2. Description of the Related Art
Recently, greater attention is being paid to a compact discharge lamp (a metal halide lamp or the like) as a light source for vehicular lamps. As shown in FIG. 11, for example, a known lighting circuit a includes a DC power supply b, a switching power supply circuit c, and a DC-AC converter d.
In this lighting circuit a, a DC voltage, which is acquired by the switching power supply circuit c based on the voltage from the DC power supply b, is converted by the DC-AC converter d to an AC voltage of a rectangular wave, which is in turn supplied to a discharge lamp f via a current-limiting inductive element e.
FIG. 12 shows a lighting circuit g as a known lighting system, which supplies an AC voltage of a negative rectangular wave to a discharge lamp.
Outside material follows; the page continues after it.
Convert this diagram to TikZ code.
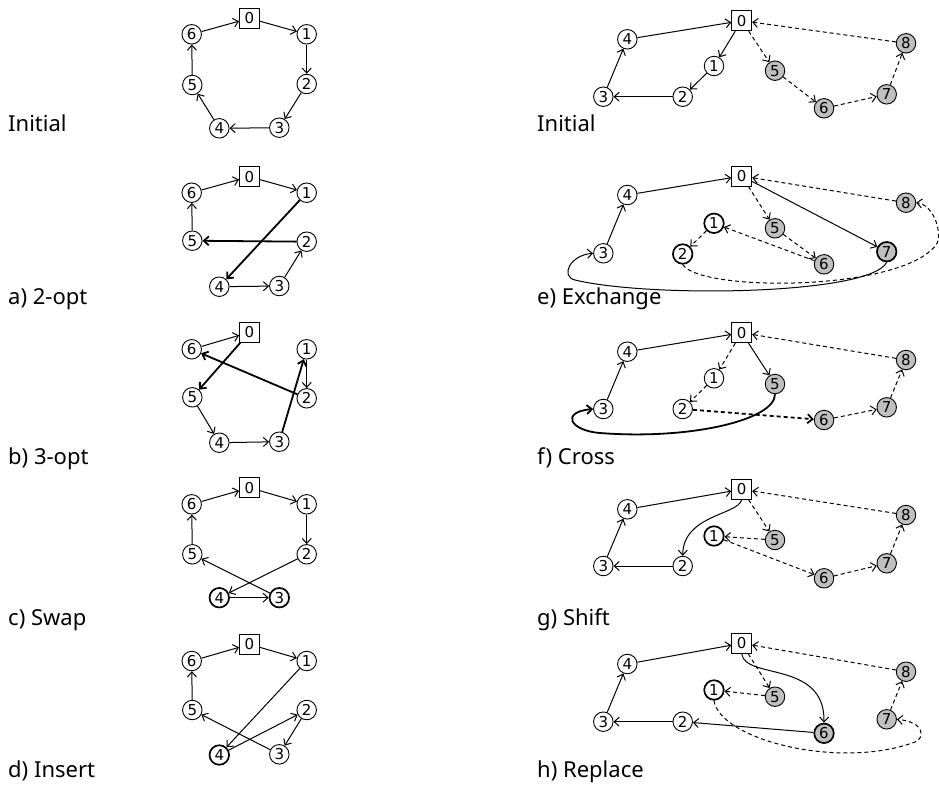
\documentclass[tikz,border=0pt]{standalone}
\usepackage{fontspec}
\setmainfont{Noto Sans}
\newfontfamily\numfont{DejaVu Sans}
\usetikzlibrary{arrows.meta}
\begin{document}
\begin{tikzpicture}[x=1pt,y=-1pt,
  v/.style={circle,draw,line width=0.9pt,minimum size=19.5pt,inner sep=0pt,fill=white,
            font=\numfont\fontsize{15}{15}\selectfont},
  dep/.style={rectangle,draw,line width=0.9pt,minimum width=20pt,minimum height=20pt,inner sep=0pt,fill=white,
            font=\numfont\fontsize{15}{15}\selectfont},
  cu/.style={v,fill=gray!50},
  hl/.style={line width=1.7pt},
  ar/.style={line width=1pt,-{Straight Barb[length=5pt,width=9pt]}},
  bold/.style={ar,line width=1.8pt},
  dsh/.style={ar,dash pattern=on 4pt off 3pt},
  lab/.style={anchor=base west,inner sep=0pt,font=\fontsize{22}{22}\selectfont}]
\useasboundingbox (0,0) rectangle (939,785);

% ---------- labels ----------
\node[lab] (tL) at (8,131) {Initial};
\node[lab] (ta) at (8,304) {a) 2-opt};
\node[lab] (tb) at (8,464) {b) 3-opt};
\node[lab] (tc) at (8,625) {c) Swap};
\node[lab] (td) at (8,777) {d) Insert};
\node[lab] (tR) at (537,131) {Initial};
\node[lab] (te) at (537,304) {e) Exchange};
\node[lab] (tf) at (537,464) {f) Cross};
\node[lab] (tg) at (537,625) {g) Shift};
\node[lab] (th) at (537,777) {h) Replace};

% ---------- single tour: initial ----------
\node[dep] (L0) at (249.5,18.3) {0};
\node[v] (L6) at (191.7,34.3) {6};
\node[v] (L1) at (306.7,34.3) {1};
\node[v] (L2) at (306.7,84) {2};
\node[v] (L5) at (192.3,85) {5};
\node[v] (L4) at (219.3,128.3) {4};
\node[v] (L3) at (279.3,127.7) {3};
\draw[ar] (L6) -- (L0);
\draw[ar] (L0) -- (L1);
\draw[ar] (L1) -- (L2);
\draw[ar] (L2) -- (L3);
\draw[ar] (L3) -- (L4);
\draw[ar] (L4) -- (L5);
\draw[ar] (L5) -- (L6);

% ---------- 2-opt ----------
\node[dep] (a0) at (249.5,176.7) {0};
\node[v] (a6) at (191.7,192.7) {6};
\node[v] (a1) at (306.7,192.7) {1};
\node[v] (a5) at (192.3,240.7) {5};
\node[v] (a2) at (306.7,241.7) {2};
\node[v] (a4) at (219.3,286.7) {4};
\node[v] (a3) at (279.3,286) {3};
\draw[ar] (a6) -- (a0);
\draw[ar] (a0) -- (a1);
\draw[bold] (a1) -- (a4);
\draw[ar] (a4) -- (a3);
\draw[ar] (a3) -- (a2);
\draw[bold] (a2) -- (a5);
\draw[ar] (a5) -- (a6);

% ---------- 3-opt ----------
\node[dep] (b0) at (249.5,332.3) {0};
\node[v] (b6) at (191.7,349.3) {6};
\node[v] (b1) at (306.7,349.3) {1};
\node[v] (b5) at (192.3,397.3) {5};
\node[v] (b2) at (306.7,398.3) {2};
\node[v] (b4) at (219.3,442.7) {4};
\node[v] (b3) at (279.3,441.7) {3};
\draw[ar] (b6) -- (b0);
\draw[bold] (b0) -- (b5);
\draw[ar] (b5) -- (b4);
\draw[ar] (b4) -- (b3);
\draw[bold] (b3) -- (b1);
\draw[ar] (b1) -- (b2);
\draw[bold] (b2) -- (b6);

% ---------- swap ----------
\node[dep] (c0) at (249.5,487.7) {0};
\node[v] (c6) at (191.7,504.3) {6};
\node[v] (c1) at (306.7,504.3) {1};
\node[v] (c5) at (192.3,554.3) {5};
\node[v] (c2) at (306.7,554.3) {2};
\node[v,hl] (c4) at (219.3,597.7) {4};
\node[v,hl] (c3) at (279.3,597.7) {3};
\draw[ar] (c6) -- (c0);
\draw[ar] (c0) -- (c1);
\draw[ar] (c1) -- (c2);
\draw[ar] (c2) -- (c4);
\draw[ar] (c4) -- (c3);
\draw[ar] (c3) -- (c5);
\draw[ar] (c5) -- (c6);

% ---------- insert ----------
\node[dep] (d0) at (249.5,644.3) {0};
\node[v] (d6) at (191.7,661) {6};
\node[v] (d1) at (306.7,661) {1};
\node[v] (d5) at (192.3,710) {5};
\node[v] (d2) at (306.7,710) {2};
\node[v,hl] (d4) at (219.3,755) {4};
\node[v] (d3) at (279.3,754.3) {3};
\draw[ar] (d6) -- (d0);
\draw[ar] (d0) -- (d1);
\draw[ar] (d1) -- (d4);
\draw[ar] (d4) -- (d2);
\draw[ar] (d2) -- (d3);
\draw[ar] (d3) -- (d5);
\draw[ar] (d5) -- (d6);

% ---------- two routes: initial ----------
\node[dep] (R0) at (741.7,20.7) {0};
\node[v] (R4) at (627.3,39.3) {4};
\node[v] (R1) at (714,66) {1};
\node[cu] (R5) at (775,70.7) {5};
\node[cu] (R8) at (906,43.3) {8};
\node[v] (R3) at (603.3,96.7) {3};
\node[v] (R2) at (682.7,96.7) {2};
\node[cu] (R6) at (824,108.3) {6};
\node[cu] (R7) at (886.7,94.3) {7};
\draw[ar] (R4) -- (R0);
\draw[ar] (R0) -- (R1);
\draw[ar] (R1) -- (R2);
\draw[ar] (R2) -- (R3);
\draw[ar] (R3) -- (R4);
\draw[dsh] (R0) -- (R5);
\draw[dsh] (R5) -- (R6);
\draw[dsh] (R6) -- (R7);
\draw[dsh] (R7) -- (R8);
\draw[dsh] (R8) -- (R0);

% ---------- exchange ----------
\node[dep] (e0) at (741.7,176) {0};
\node[v] (e4) at (627.3,195) {4};
\node[cu] (e8) at (906,202.7) {8};
\node[v,hl] (e1) at (714,223.3) {1};
\node[cu] (e5) at (775,228.3) {5};
\node[v] (e3) at (603.3,253.3) {3};
\node[v,hl] (e2) at (682.7,254) {2};
\node[cu,hl] (e7) at (886.7,251.7) {7};
\node[cu] (e6) at (824,264.3) {6};
\draw[ar] (e4) -- (e0);
\draw[ar] (e3) -- (e4);
\draw[ar] (e0) -- (e7);
\draw[ar] (e7.south) .. controls (870,295) and (650,298) .. (575,280)
                     .. controls (560,276.4) and (570,255) .. (e3.west);
\draw[dsh] (e0) -- (e5);
\draw[dsh] (e5) -- (e6);
\draw[dsh] (e6) -- (e1);
\draw[dsh] (e1) -- (e2);
\draw[dsh] (e2.south) .. controls (700,292) and (900,292) .. (936,245)
                      .. controls (943,236) and (935,205) .. (e8.east);
\draw[dsh] (e8) -- (e0);

% ---------- cross ----------
\node[dep] (f0) at (741.7,332.7) {0};
\node[v] (f4) at (627.3,351.7) {4};
\node[cu] (f8) at (906,360) {8};
\node[v] (f1) at (714,378.3) {1};
\node[cu] (f5) at (775,384) {5};
\node[v] (f3) at (603.3,409) {3};
\node[v] (f2) at (682.7,409) {2};
\node[cu] (f7) at (886.7,407.3) {7};
\node[cu] (f6) at (824,420) {6};
\draw[ar] (f4) -- (f0);
\draw[ar] (f3) -- (f4);
\draw[ar] (f0) -- (f5);
\draw[bold] (f5.south) .. controls (775,420) and (690,440) .. (600,433)
                       .. controls (570,430.7) and (560,412) .. (f3.west);
\draw[dsh] (f0) -- (f1);
\draw[dsh] (f1) -- (f2);
\draw[dsh,line width=1.8pt] (f2) -- (f6);
\draw[dsh] (f6) -- (f7);
\draw[dsh] (f7) -- (f8);
\draw[dsh] (f8) -- (f0);

% ---------- shift ----------
\node[dep] (g0) at (741.7,489.3) {0};
\node[v] (g4) at (627.3,509.3) {4};
\node[cu] (g8) at (906,515) {8};
\node[v,hl] (g1) at (714,536) {1};
\node[cu] (g5) at (775,540) {5};
\node[v] (g3) at (603.3,566) {3};
\node[v] (g2) at (682.7,566) {2};
\node[cu] (g7) at (886.7,563.3) {7};
\node[cu] (g6) at (824,578.3) {6};
\draw[ar] (g4) -- (g0);
\draw[ar] (g3) -- (g4);
\draw[ar] (g2) -- (g3);
\draw[ar] (g0.south) .. controls (738,515) and (683,515) .. (g2.north);
\draw[dsh] (g0) -- (g5);
\draw[dsh] (g5) -- (g1);
\draw[dsh] (g1) -- (g6);
\draw[dsh] (g6) -- (g7);
\draw[dsh] (g7) -- (g8);
\draw[dsh] (g8) -- (g0);

% ---------- replace ----------
\node[dep] (h0) at (741.7,643.3) {0};
\node[v] (h4) at (627.3,664) {4};
\node[cu] (h8) at (906,671.7) {8};
\node[v,hl] (h1) at (714,690) {1};
\node[cu] (h5) at (775,696.7) {5};
\node[v] (h3) at (603.3,721.7) {3};
\node[v] (h2) at (682.7,721.7) {2};
\node[cu] (h7) at (886.7,719.3) {7};
\node[cu,hl] (h6) at (824,733.3) {6};
\draw[ar] (h4) -- (h0);
\draw[ar] (h3) -- (h4);
\draw[ar] (h2) -- (h3);
\draw[ar] (h0.south) .. controls (745,680) and (825,660) .. (h6.north);
\draw[ar] (h6) -- (h2);
\draw[dsh] (h0) -- (h5);
\draw[dsh] (h5) -- (h1);
\draw[dsh] (h1.south) .. controls (720,740) and (840,770) .. (915,742)
                      .. controls (925,738.3) and (925,722) .. (h7.east);
\draw[dsh] (h7) -- (h8);
\draw[dsh] (h8) -- (h0);
\end{tikzpicture}
\end{document}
The lighting circuit g comprises a DC power supply b, a switching power supply circuit h and a DC-AC converter i. In this circuit g, the switching power supply circuit h and the DC-AC converter i generate a negative rectangular wave based on the voltage from the DC power supply b, and this rectangular wave is then supplied to the discharge lamp f via the current-limiting inductive element e.
When one electrode of a discharge lamp contacts a conductive member or the like to cause short-circuiting or the electrodes are wetted with water or the like, resulting in a current leakage, the conventional lighting circuits are likely to suffer increased power loss, which will heat the circuit.
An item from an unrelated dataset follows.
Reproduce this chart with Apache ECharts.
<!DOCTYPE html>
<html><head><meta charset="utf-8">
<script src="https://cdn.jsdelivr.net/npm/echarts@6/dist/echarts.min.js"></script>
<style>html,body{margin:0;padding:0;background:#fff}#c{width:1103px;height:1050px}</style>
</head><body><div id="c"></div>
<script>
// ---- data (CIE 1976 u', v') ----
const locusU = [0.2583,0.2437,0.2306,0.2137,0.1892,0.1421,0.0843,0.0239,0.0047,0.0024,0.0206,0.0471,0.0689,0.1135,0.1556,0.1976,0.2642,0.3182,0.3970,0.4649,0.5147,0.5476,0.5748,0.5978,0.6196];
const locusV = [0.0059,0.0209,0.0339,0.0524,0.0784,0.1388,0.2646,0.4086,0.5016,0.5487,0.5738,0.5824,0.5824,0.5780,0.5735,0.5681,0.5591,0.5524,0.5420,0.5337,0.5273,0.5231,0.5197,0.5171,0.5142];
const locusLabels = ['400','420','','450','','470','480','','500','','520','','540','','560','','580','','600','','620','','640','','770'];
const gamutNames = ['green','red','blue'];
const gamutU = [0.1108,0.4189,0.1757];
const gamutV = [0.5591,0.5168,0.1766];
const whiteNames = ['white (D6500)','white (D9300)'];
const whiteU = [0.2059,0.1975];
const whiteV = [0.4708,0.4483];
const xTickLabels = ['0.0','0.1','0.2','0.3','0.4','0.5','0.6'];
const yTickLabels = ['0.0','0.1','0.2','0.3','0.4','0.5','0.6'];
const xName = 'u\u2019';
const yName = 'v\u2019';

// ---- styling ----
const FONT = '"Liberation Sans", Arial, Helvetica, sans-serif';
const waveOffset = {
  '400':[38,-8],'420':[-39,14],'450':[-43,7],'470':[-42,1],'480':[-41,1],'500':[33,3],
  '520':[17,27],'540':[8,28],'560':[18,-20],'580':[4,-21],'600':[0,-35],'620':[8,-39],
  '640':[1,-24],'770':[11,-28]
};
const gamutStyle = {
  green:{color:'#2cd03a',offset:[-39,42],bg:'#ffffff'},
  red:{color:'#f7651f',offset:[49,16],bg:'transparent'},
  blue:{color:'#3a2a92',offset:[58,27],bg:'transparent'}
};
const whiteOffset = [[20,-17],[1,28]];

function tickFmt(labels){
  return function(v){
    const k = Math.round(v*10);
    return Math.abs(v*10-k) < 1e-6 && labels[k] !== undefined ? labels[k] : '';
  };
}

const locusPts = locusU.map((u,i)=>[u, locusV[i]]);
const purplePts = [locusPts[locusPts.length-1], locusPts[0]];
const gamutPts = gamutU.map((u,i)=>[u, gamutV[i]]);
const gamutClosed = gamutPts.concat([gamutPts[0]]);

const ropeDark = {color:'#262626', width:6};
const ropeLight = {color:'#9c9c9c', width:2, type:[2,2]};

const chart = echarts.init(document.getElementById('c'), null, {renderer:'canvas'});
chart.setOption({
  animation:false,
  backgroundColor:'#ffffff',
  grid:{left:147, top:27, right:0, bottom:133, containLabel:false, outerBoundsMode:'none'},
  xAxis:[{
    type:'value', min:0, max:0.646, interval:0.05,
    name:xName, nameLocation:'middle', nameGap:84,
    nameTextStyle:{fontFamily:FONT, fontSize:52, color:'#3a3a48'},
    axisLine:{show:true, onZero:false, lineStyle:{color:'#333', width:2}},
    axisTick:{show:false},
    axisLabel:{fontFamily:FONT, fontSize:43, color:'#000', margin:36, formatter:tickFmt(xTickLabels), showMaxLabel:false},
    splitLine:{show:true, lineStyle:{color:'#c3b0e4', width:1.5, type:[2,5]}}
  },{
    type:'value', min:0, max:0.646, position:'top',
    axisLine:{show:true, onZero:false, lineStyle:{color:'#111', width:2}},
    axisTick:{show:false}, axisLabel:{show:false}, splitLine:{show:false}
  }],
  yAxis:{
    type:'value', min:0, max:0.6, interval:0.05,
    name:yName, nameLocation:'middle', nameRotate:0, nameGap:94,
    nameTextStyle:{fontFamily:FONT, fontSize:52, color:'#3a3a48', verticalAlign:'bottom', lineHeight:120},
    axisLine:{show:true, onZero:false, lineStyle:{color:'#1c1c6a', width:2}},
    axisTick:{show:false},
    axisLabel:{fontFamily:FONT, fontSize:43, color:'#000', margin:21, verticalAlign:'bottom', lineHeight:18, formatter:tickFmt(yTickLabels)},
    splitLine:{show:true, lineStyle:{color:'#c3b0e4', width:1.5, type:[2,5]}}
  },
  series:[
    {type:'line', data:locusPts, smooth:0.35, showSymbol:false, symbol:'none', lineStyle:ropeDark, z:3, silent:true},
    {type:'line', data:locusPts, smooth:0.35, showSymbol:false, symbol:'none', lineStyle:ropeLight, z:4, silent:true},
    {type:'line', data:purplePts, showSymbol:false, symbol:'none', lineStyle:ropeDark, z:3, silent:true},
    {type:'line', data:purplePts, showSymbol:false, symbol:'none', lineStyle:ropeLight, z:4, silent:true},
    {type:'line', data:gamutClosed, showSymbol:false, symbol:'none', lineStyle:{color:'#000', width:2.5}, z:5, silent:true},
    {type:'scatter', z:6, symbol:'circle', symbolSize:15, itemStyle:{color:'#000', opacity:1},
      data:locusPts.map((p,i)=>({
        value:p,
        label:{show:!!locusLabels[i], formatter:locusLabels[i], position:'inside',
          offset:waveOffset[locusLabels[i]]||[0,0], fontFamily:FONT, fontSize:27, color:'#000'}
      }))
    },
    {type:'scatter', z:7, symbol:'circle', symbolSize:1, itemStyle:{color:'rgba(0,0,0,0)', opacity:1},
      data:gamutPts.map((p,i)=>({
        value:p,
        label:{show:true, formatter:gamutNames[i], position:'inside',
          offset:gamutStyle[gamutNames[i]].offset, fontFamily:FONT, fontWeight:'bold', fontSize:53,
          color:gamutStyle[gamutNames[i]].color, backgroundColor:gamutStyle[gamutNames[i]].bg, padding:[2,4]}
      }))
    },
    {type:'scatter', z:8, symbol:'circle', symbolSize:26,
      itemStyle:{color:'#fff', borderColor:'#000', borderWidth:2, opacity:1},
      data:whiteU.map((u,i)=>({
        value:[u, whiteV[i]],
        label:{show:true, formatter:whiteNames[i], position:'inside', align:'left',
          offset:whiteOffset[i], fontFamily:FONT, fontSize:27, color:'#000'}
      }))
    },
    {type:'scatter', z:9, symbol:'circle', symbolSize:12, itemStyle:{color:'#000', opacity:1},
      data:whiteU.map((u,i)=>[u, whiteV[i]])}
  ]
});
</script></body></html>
With the discharge lamp f having connector terminals ja and jp as shown in FIG. 11, for example, when a current leakage occurs on the jb side in the lighting circuit a, the output current is separated into a lamp current IL and a leak current Ir as indicated by the arrows.
Although the lighting circuit a tries to perform power control on the discharge lamp based on the lamp current IL of the discharge lamp f or its equivalent current detected (e.g., the lamp current is detected by means of a detecting resistor k provided between the switching power supply circuit c and the DC-AC converter d) at that time, some of the power supplied to the discharge lamp from the switching power supply circuit c leaks out in the phase where the potential at the connector terminal ja is low and the potential at the connector terminal jb is high, the lamp current decreases or the discharge lamp becomes off (IL=0), or the lamp voltage drops (to a level equal to the product of the leak current Ir and leak impedance Z or the product of the lamp current and lamp impedance) and, at the same time, the leak current Ir is not detected. When control is carried out to ignite the discharge lamp f on, for example, the rated power, therefore, the power that is output from the lighting circuit a becomes greater than the rated one due to the leak current.
In the lighting circuit g in FIG. 12, when a current leak occurs, the leak current Ir flows into the lighting circuit from the ground through the leak impedance Z and the leak current flows across a detecting resistor k' provided between the switching power supply circuit h and the DC-AC converter i. This may cause erroneous detection at the detecting resistor k' that is provided to detect the lamp current, so that the discharge lamp f, even in an off state, is erroneously determined as if it is on, as a result of detecting the current that includes the leak current.
One possible way of overcoming this shortcoming is to detect the lamp voltage or its equivalent signal, pass it through a low-pass filter and inhibit the operation of the lighting circuit when the lamp voltage drastically varies.
While this scheme is effective when the discharge lamp becomes off at the time the current leaks in the lighting circuit a in FIG. 11, however, the scheme still has a difficulty in detecting current leakage when the discharge lamp does not become off upon occurrence of current leakage unless the detection sensitivity is increased considerably by properly setting the time constant of the low-pass filter. It is therefore hard to distinguish between the normal lighting of the discharge lamp and the state of the discharge lamp at the time current leakage occurs. The lighting circuit g in FIG. 12 has a similar shortcoming besides a difficulty in deciding the reference level for determining at which pulse width of the detection signal, obtained in response to a drastic variation in lamp voltage, the operation of the lighting circuit should be stopped.
In a case where a drastic variation occurs in the voltage from the DC power supply b, depending on the frequency of the variation, the lamp voltage or the lamp current may show a change similar to what occurs at the time of current leakage, even when short-circuiting of the discharge lamp or current leakage has not occurred. At this time, erroneous detection may happen.
Accordingly, it is an object of this invention to reliably detect short-circuiting of, or current leakage from, a discharge lamp.